How to use a St. Andrew's Cross

By the Experts at Kink.com

How to Use a St. Andrew's Cross

The X-shape is iconic for good reason. A St. Andrew's cross spreads the body open, displays it fully, and puts the person on it in a state of complete exposure — front or back. It's one of the most versatile pieces of dungeon furniture made, and it rewards practitioners who understand what it's actually designed for.

THE FOUNDATION

Before anyone is secured to the cross, walk through the scene in full. What are you doing — impact, sensation, sensory deprivation, display? What implement or approach, at what intensity? Establish a safeword or signal system. If the bottom will be facing away, they lose visual contact entirely; agree on a verbal signal or a tap code.

Check the cross hardware before play.

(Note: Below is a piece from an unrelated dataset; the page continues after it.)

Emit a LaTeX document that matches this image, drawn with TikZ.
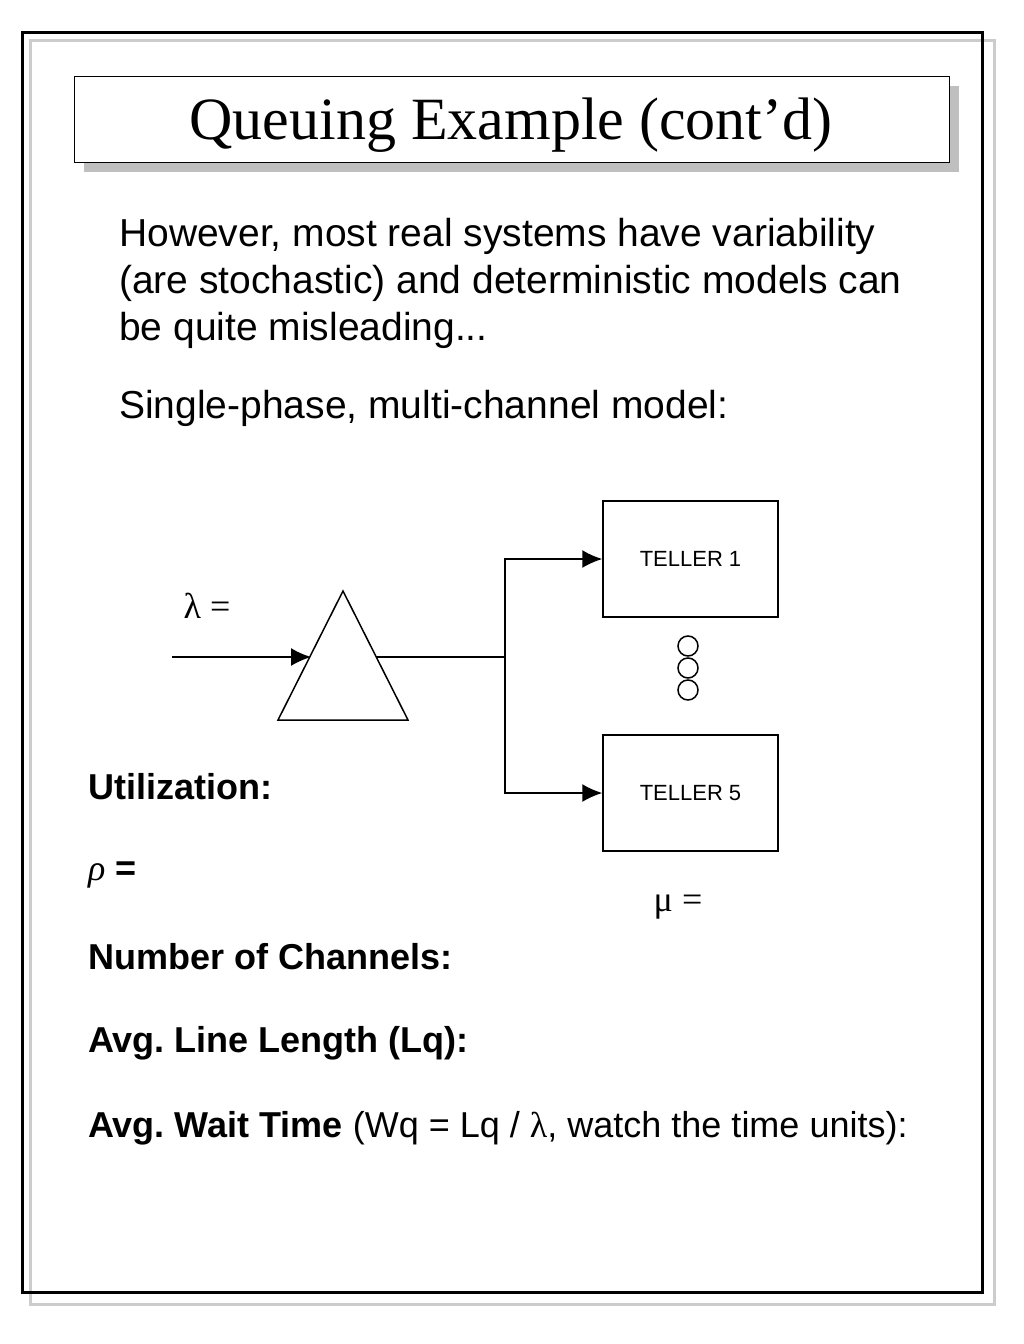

Attachment points should be secure, the base stable, any padding in place. We've seen crosses tip during active scenes when the base wasn't properly weighted or anchored. If yours wobbles, fix that first.

POSITIONING

Most crosses have attachment points at four corners. Wrists go to the upper points, ankles or lower legs to the lower points. The spread angle distributes weight well and leaves the back, glutes, and thighs exposed for impact work — or the front, if you rotate the bottom to face outward.

Key fit considerations:

- Arms shouldn't be stretched so high that the shoulders strain. Test the position before restraints go on.

- Ankle points should allow the bottom to stand naturally with slight spread. If they're on tiptoe or locking their knees to stay in position, adjust.

- Wrist restraints on a cross take real weight if the bottom leans into them. Use padded cuffs — bare rope or metal at the wrists for sustained standing restraint is hard on circulation.

TECHNIQUE

The cross is a backdrop as much as a restraint. It works for impact play, sensation scenes, wax, wartenberg wheel work, flogging. Because the target area is predetermined by the position, you can settle into longer, more rhythmic work than most other setups allow. That's where the cross shines.

For flogging: distance from the cross determines where the tails land. Move deliberately. A misplaced wrap around the ribcage or hip bone is a real injury risk.

DURING THE SCENE

Check in regularly — verbally if the bottom is facing away. Watch for shoulder fatigue, color changes in the hands (white or deep red means circulation issues), and changes in breathing. A bottom can be too far into subspace to report a problem clearly. That's your read to make.

AFTERCARE

Bring them off the cross gently. Limbs that have been spread and held will be stiff and may be shaky. Support them as you unclip. Sit or lie them down immediately and give it a few minutes before they try to walk. Warmth, water, physical contact as appropriate.

The cross gives you access to the whole body in a controlled, repeatable way. That's a tool worth knowing deeply.